What is required
Only the lines from the one containing "Clone this chart in seaborn and matplotlib." through the one containing "import numpy as np" should be duplicated, exactly as they appear. Pictures are to be left out.
━━━━━ Supplied material
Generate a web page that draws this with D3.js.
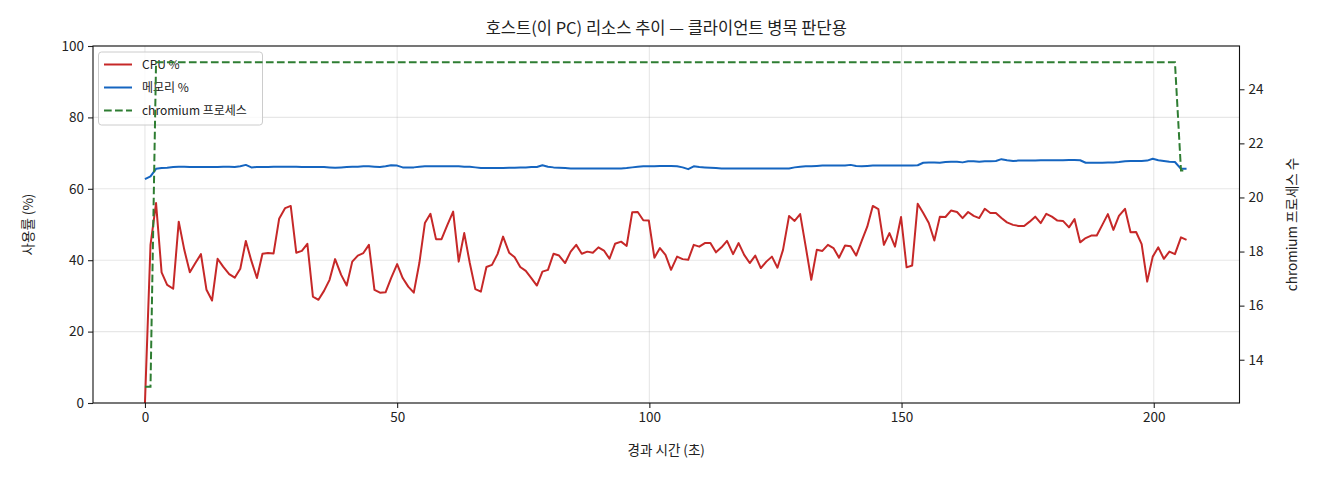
<!DOCTYPE html>
<html><head><meta charset="utf-8">
<script src="https://cdn.jsdelivr.net/npm/d3@7/dist/d3.min.js"></script>
<style>
body{margin:0;background:#fff;}
svg text{font-family:"Noto Sans CJK KR","Noto Sans",sans-serif;fill:#222;}
</style></head>
<body><svg id="c" width="1320" height="480"></svg>
<script>
const TITLE = "호스트(이 PC) 리소스 추이 — 클라이언트 병목 판단용";
const X_LABEL = "경과 시간 (초)";
const Y_LEFT_LABEL = "사용률 (%)";
const Y_RIGHT_LABEL = "chromium 프로세스 수";
const SERIES_NAMES = ["CPU %", "메모리 %", "chromium 프로세스"];
const X_TICKS = [0, 50, 100, 150, 200];
const Y_LEFT_TICKS = [0, 20, 40, 60, 80, 100];
const Y_RIGHT_TICKS = [14, 16, 18, 20, 22, 24];

const elapsed = [
0,1.1,2.2,3.3,4.4,5.6,6.7,7.8,8.9,10.0,11.1,12.2,13.3,14.4,15.5,16.7,17.8,18.9,20.0,21.1,
22.2,23.3,24.4,25.5,26.6,27.8,28.9,30.0,31.1,32.2,33.3,34.4,35.5,36.6,37.7,38.9,40.0,41.1,42.2,43.3,
44.4,45.5,46.6,47.7,48.8,50.0,51.1,52.2,53.3,54.4,55.5,56.6,57.7,58.8,59.9,61.1,62.2,63.3,64.4,65.5,
66.6,67.7,68.8,69.9,71.0,72.2,73.3,74.4,75.5,76.6,77.7,78.8,79.9,81.0,82.1,83.3,84.4,85.5,86.6,87.7,
88.8,89.9,91.0,92.1,93.2,94.4,95.5,96.6,97.7,98.8,99.9,101.0,102.1,103.2,104.3,105.5,106.6,107.7,108.8,109.9,
111.0,112.1,113.2,114.3,115.4,116.6,117.7,118.8,119.9,121.0,122.1,123.2,124.3,125.4,126.5,127.7,128.8,129.9,131.0,132.1,
133.2,134.3,135.4,136.5,137.6,138.8,139.9,141.0,142.1,143.2,144.3,145.4,146.5,147.6,148.7,149.9,151.0,152.1,153.2,154.3,
155.4,156.5,157.6,158.7,159.8,161.0,162.1,163.2,164.3,165.4,166.5,167.6,168.7,169.8,170.9,172.1,173.2,174.3,175.4,176.5,
177.6,178.7,179.8,180.9,182.0,183.2,184.3,185.4,186.5,187.6,188.7,189.8,190.9,192.0,193.1,194.3,195.4,196.5,197.6,198.7,
199.8,200.9,202.0,203.1,204.2,205.4,206.5];

const cpuPct = [
0,44.3,56.0,36.6,33.1,32.0,50.8,42.9,36.6,39.2,41.7,31.7,28.7,40.4,38.2,36.1,35.1,37.6,45.4,39.8,
35.0,41.8,42.0,41.9,51.6,54.6,55.2,42.1,42.6,44.6,29.8,28.9,
31.4,34.5,40.3,35.9,32.9,39.6,41.3,42.0,44.3,31.7,30.9,31.0,35.0,38.9,35.0,32.6,30.9,39.2,50.4,53.0,
45.9,45.9,49.7,53.6,39.6,47.6,39.2,31.9,31.2,38.1,38.7,
41.7,46.6,42.1,40.8,38.1,37.0,35.0,32.9,36.8,37.3,41.8,41.3,39.2,42.4,44.3,41.8,42.4,42.1,43.6,42.7,
40.4,44.6,45.2,44.0,53.4,53.5,51.2,51.1,40.7,43.4,41.5,37.3,
41.0,40.3,40.1,44.3,43.8,44.8,44.8,42.2,43.6,45.4,41.7,44.8,41.5,39.2,41.3,37.8,39.6,41.0,37.9,42.9,
52.4,51.0,52.9,43.8,34.5,42.9,42.6,44.3,43.4,40.7,44.1,
43.9,41.3,45.4,49.4,55.2,54.3,44.3,47.6,43.8,52.1,38.0,38.5,55.8,53.2,50.4,45.5,52.2,52.1,53.9,53.5,
51.8,53.5,52.4,51.8,54.4,53.2,53.2,51.8,50.6,49.9,49.6,
49.6,50.8,52.2,50.4,53.0,52.2,51.1,51.0,49.2,51.5,45.0,46.2,46.9,46.9,49.9,52.9,48.5,52.4,54.4,47.8,
47.9,44.5,34.0,41.0,43.6,40.4,42.4,41.7,46.4,45.7];

const memPct = [
62.7,63.5,65.6,65.8,65.9,66.1,66.2,66.2,66.1,66.1,66.1,66.1,66.1,66.1,66.2,66.2,66.1,66.3,66.7,66.0,
66.1,66.1,66.1,66.2,66.2,66.2,66.2,66.2,66.1,66.1,66.1,66.1,
66.1,66.0,65.9,66.0,66.1,66.2,66.2,66.3,66.3,66.2,66.1,66.3,66.6,66.5,66.0,66.0,66.0,66.2,66.3,66.3,
66.3,66.3,66.3,66.3,66.3,66.2,66.2,66.0,65.8,65.8,65.8,
65.8,65.8,65.9,65.9,66.0,66.0,66.1,66.1,66.6,66.2,66.0,65.9,65.8,65.7,65.7,65.7,65.7,65.7,65.7,65.7,
65.7,65.7,65.7,65.8,66.0,66.2,66.3,66.3,66.3,66.4,66.4,66.4,
66.3,66.0,65.5,66.3,66.1,66.0,65.9,65.8,65.7,65.7,65.7,65.7,65.7,65.7,65.7,65.7,65.7,65.7,65.7,65.7,
65.7,66.0,66.2,66.3,66.3,66.4,66.5,66.5,66.5,66.5,66.5,
66.7,66.4,66.3,66.4,66.5,66.5,66.5,66.5,66.5,66.5,66.5,66.5,66.6,67.3,67.4,67.4,67.3,67.5,67.6,67.6,
67.4,67.7,67.7,67.6,67.7,67.7,67.8,68.3,68.0,67.8,67.9,
67.9,67.9,67.9,68.0,68.0,68.0,68.0,68.0,68.1,68.1,68.0,67.3,67.3,67.3,67.3,67.4,67.4,67.5,67.7,67.8,
67.8,67.8,67.9,68.4,68.0,67.8,67.6,67.5,65.6,65.6];

const chromiumProcs = [
13,13,25,25,25,25,25,25,25,25,25,25,25,25,25,25,25,25,25,25,25,25,
25,25,25,25,25,25,25,25,25,25,25,25,25,25,25,25,25,25,25,25,
25,25,25,25,25,25,25,25,25,25,25,25,25,25,25,25,25,25,25,25,
25,25,25,25,25,25,25,25,25,25,25,25,25,25,25,25,25,25,25,25,
25,25,25,25,25,25,25,25,25,25,25,25,25,25,25,25,25,25,25,25,
25,25,25,25,25,25,25,25,25,25,25,25,25,25,25,25,25,25,25,25,
25,25,25,25,25,25,25,25,25,25,25,25,25,25,25,25,25,25,25,25,
25,25,25,25,25,25,25,25,25,25,25,25,25,25,25,25,25,25,25,25,
25,25,25,25,25,25,25,25,25,25,25,25,25,25,25,25,25,25,25,25,
25,25,25,21,21];

const COLORS = ["#c62828", "#1565c0", "#2e7d32"];

const svg = d3.select("#c");
const L = 93, R = 1239.5, T = 46, B = 403;
const x = d3.scaleLinear().domain([-10.3, 217.0]).range([L, R]);
const yL = d3.scaleLinear().domain([0, 100]).range([B, T]);
const yR = d3.scaleLinear().domain([12.4, 25.6]).range([B, T]);

const clipId = "plotclip";
svg.append("defs").append("clipPath").attr("id", clipId)
  .append("rect").attr("x", L).attr("y", T).attr("width", R - L).attr("height", B - T);

// grid
const grid = svg.append("g").attr("stroke", "#b0b0b0").attr("stroke-opacity", 0.3).attr("stroke-width", 1.1);
X_TICKS.forEach(t => grid.append("line").attr("x1", x(t)).attr("x2", x(t)).attr("y1", T).attr("y2", B));
Y_LEFT_TICKS.forEach(t => grid.append("line").attr("x1", L).attr("x2", R).attr("y1", yL(t)).attr("y2", yL(t)));

const plot = svg.append("g").attr("clip-path", `url(#${clipId})`);
const idx = d3.range(elapsed.length);
const lineCpu = d3.line().x(i => x(elapsed[i])).y(i => yL(cpuPct[i]));
const lineMem = d3.line().x(i => x(elapsed[i])).y(i => yL(memPct[i]));
const lineChr = d3.line().x(i => x(elapsed[i])).y(i => yR(chromiumProcs[i]));

plot.append("path").attr("d", lineCpu(idx)).attr("fill", "none").attr("stroke", COLORS[0])
  .attr("stroke-width", 2).attr("stroke-linejoin", "round");
plot.append("path").attr("d", lineMem(idx)).attr("fill", "none").attr("stroke", COLORS[1])
  .attr("stroke-width", 2).attr("stroke-linejoin", "round");

// legend (on left axes, beneath twin axes line)
const lg = svg.append("g");
lg.append("rect").attr("x", 98.5).attr("y", 52).attr("width", 164).attr("height", 73)
  .attr("rx", 3).attr("fill", "#fff").attr("fill-opacity", 0.8).attr("stroke", "#cccccc").attr("stroke-width", 1);
SERIES_NAMES.forEach((n, i) => {
  const yy = 64.5 + i * 23;
  lg.append("line").attr("x1", 104).attr("x2", 132).attr("y1", yy).attr("y2", yy)
    .attr("stroke", COLORS[i]).attr("stroke-width", 2)
    .attr("stroke-dasharray", i === 2 ? "7.7,3.3" : null);
  lg.append("text").attr("x", 142).attr("y", yy).attr("dy", "0.35em")
    .attr("font-size", 12).text(n);
});

// twin axes line drawn above the legend
const plot2 = svg.append("g").attr("clip-path", `url(#${clipId})`);
plot2.append("path").attr("d", lineChr(idx)).attr("fill", "none").attr("stroke", COLORS[2])
  .attr("stroke-width", 2).attr("stroke-dasharray", "7.7,3.3");

// axes
const fs = 13.5;
const ax = svg.append("g").attr("transform", `translate(0,${B})`)
  .call(d3.axisBottom(x).tickValues(X_TICKS).tickSize(5).tickPadding(4).tickFormat(d3.format("d")));
const ayl = svg.append("g").attr("transform", `translate(${L},0)`)
  .call(d3.axisLeft(yL).tickValues(Y_LEFT_TICKS).tickSize(5).tickPadding(4).tickFormat(d3.format("d")));
const ayr = svg.append("g").attr("transform", `translate(${R},0)`)
  .call(d3.axisRight(yR).tickValues(Y_RIGHT_TICKS).tickSize(5).tickPadding(4).tickFormat(d3.format("d")));
[ax, ayl, ayr].forEach(g => {
  g.select(".domain").remove();
  g.selectAll(".tick line").attr("stroke", "#222").attr("stroke-width", 1.1);
  g.selectAll(".tick text").attr("font-size", fs).attr("fill", "#222")
    .style("font-family", '"Noto Sans CJK KR","Noto Sans",sans-serif');
});

// frame
svg.append("rect").attr("x", L).attr("y", T).attr("width", R - L).attr("height", B - T)
  .attr("fill", "none").attr("stroke", "#111").attr("stroke-width", 1.1);

// labels
svg.append("text").attr("x", (L + R) / 2).attr("y", 34).attr("text-anchor", "middle")
  .attr("font-size", 16.5).text(TITLE);
svg.append("text").attr("x", (L + R) / 2).attr("y", 455).attr("text-anchor", "middle")
  .attr("font-size", 13.5).text(X_LABEL);
svg.append("text").attr("transform", `translate(33,${(T + B) / 2}) rotate(-90)`)
  .attr("text-anchor", "middle").attr("font-size", 13.5).text(Y_LEFT_LABEL);
svg.append("text").attr("transform", `translate(1297,${(T + B) / 2}) rotate(-90)`)
  .attr("text-anchor", "middle").attr("font-size", 13.5).text(Y_RIGHT_LABEL);
</script></body></html>
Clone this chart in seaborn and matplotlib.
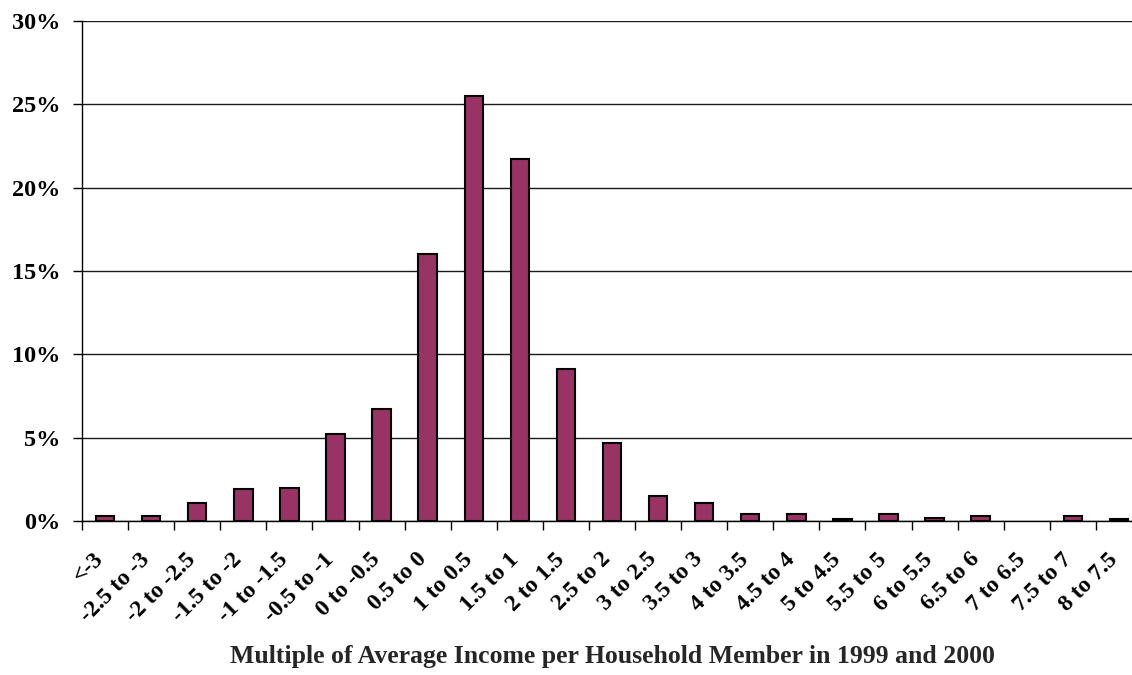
import matplotlib
matplotlib.use("Agg")
import matplotlib.pyplot as plt
import matplotlib.ticker as mticker
import matplotlib.transforms as mtransforms
import seaborn as sns
import pandas as pd
import numpy as np

# data (percent of households)
categories = ["<-3", "-2.5 to -3", "-2 to -2.5", "-1.5 to -2", "-1 to -1.5",
              "-0.5 to -1", "0 to -0.5", "0.5 to 0", "1 to 0.5", "1.5 to 1",
              "2 to 1.5", "2.5 to 2", "3 to 2.5", "3.5 to 3", "4 to 3.5",
              "4.5 to 4", "5 to 4.5", "5.5 to 5", "6 to 5.5", "6.5 to 6",
              "7 to 6.5", "7.5 to 7", "8 to 7.5"]
shares = [0.3, 0.3, 1.1, 1.9, 2.0, 5.2, 6.7, 16.0, 25.5, 21.7, 9.1, 4.7,
          1.5, 1.1, 0.4, 0.4, 0.1, 0.4, 0.2, 0.3, 0.0, 0.3, 0.1]
y_ticks = [0, 5, 10, 15, 20, 25, 30]
x_title = "Multiple of Average Income per Household Member in 1999 and 2000"

df = pd.DataFrame({"Range": categories, "Share": shares})

sns.set_theme(style="white")
plt.rcParams["font.family"] = ["Liberation Serif", "DejaVu Serif"]
plt.rcParams["font.weight"] = "bold"
plt.rcParams["text.color"] = "black"
plt.rcParams["xtick.color"] = "black"
plt.rcParams["ytick.color"] = "black"

fig = plt.figure(figsize=(11.32, 6.75), dpi=100)
# axes run slightly past the right edge, as in the cropped original
ax = fig.add_axes([82 / 1132, 154 / 675, 1060 / 1132, 500 / 675])

sns.barplot(data=df, x="Range", y="Share", color="#993366", saturation=1,
            edgecolor="black", linewidth=1.5, width=0.4, ax=ax, zorder=3)
# empty category: no outline at all
for p in ax.patches:
    if p.get_height() == 0:
        p.set_visible(False)

ax.set_ylim(0, 30)
ax.set_xlim(-0.5, len(categories) - 0.5)
ax.set_yticks(y_ticks)
ax.yaxis.set_major_formatter(mticker.PercentFormatter(decimals=0))
ax.yaxis.grid(True, color="#1a1a1a", linewidth=1.0, zorder=0)
ax.set_axisbelow(True)

# labels at centres, tick marks at category boundaries
ax.set_xticks(np.arange(len(categories)))
ax.set_xticklabels(categories, rotation=45, ha="right", rotation_mode="anchor")
ax.set_xticks(np.arange(len(categories) + 1) - 0.5, minor=True)
ax.tick_params(axis="x", which="major", length=0, pad=20, labelsize=17)
ax.tick_params(axis="x", which="minor", length=6.5, width=1, color="black",
               direction="out", bottom=True)
ax.tick_params(axis="y", length=6.5, width=1, color="black", direction="out",
               left=True, labelsize=17.5, pad=9)
shift = mtransforms.ScaledTranslation(-12 / 100, 0, fig.dpi_scale_trans)
for lab in ax.get_xticklabels():
    lab.set_fontweight("bold")
    lab.set_transform(lab.get_transform() + shift)
for lab in ax.get_yticklabels():
    lab.set_fontweight("bold")

for side in ["top", "right"]:
    ax.spines[side].set_visible(False)
for side in ["left", "bottom"]:
    ax.spines[side].set_color("black")
    ax.spines[side].set_linewidth(1.0)

ax.set_ylabel("")
ax.set_xlabel(x_title, fontsize=18.5, fontweight="bold")
ax.xaxis.set_label_coords(0.5, -124 / 500)

fig.savefig("out.png", dpi=100)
━━━━━━━━━━
Complete response
Clone this chart in seaborn and matplotlib.
import matplotlib
matplotlib.use("Agg")
import matplotlib.pyplot as plt
import matplotlib.ticker as mticker
import matplotlib.transforms as mtransforms
import seaborn as sns
import pandas as pd
import numpy as np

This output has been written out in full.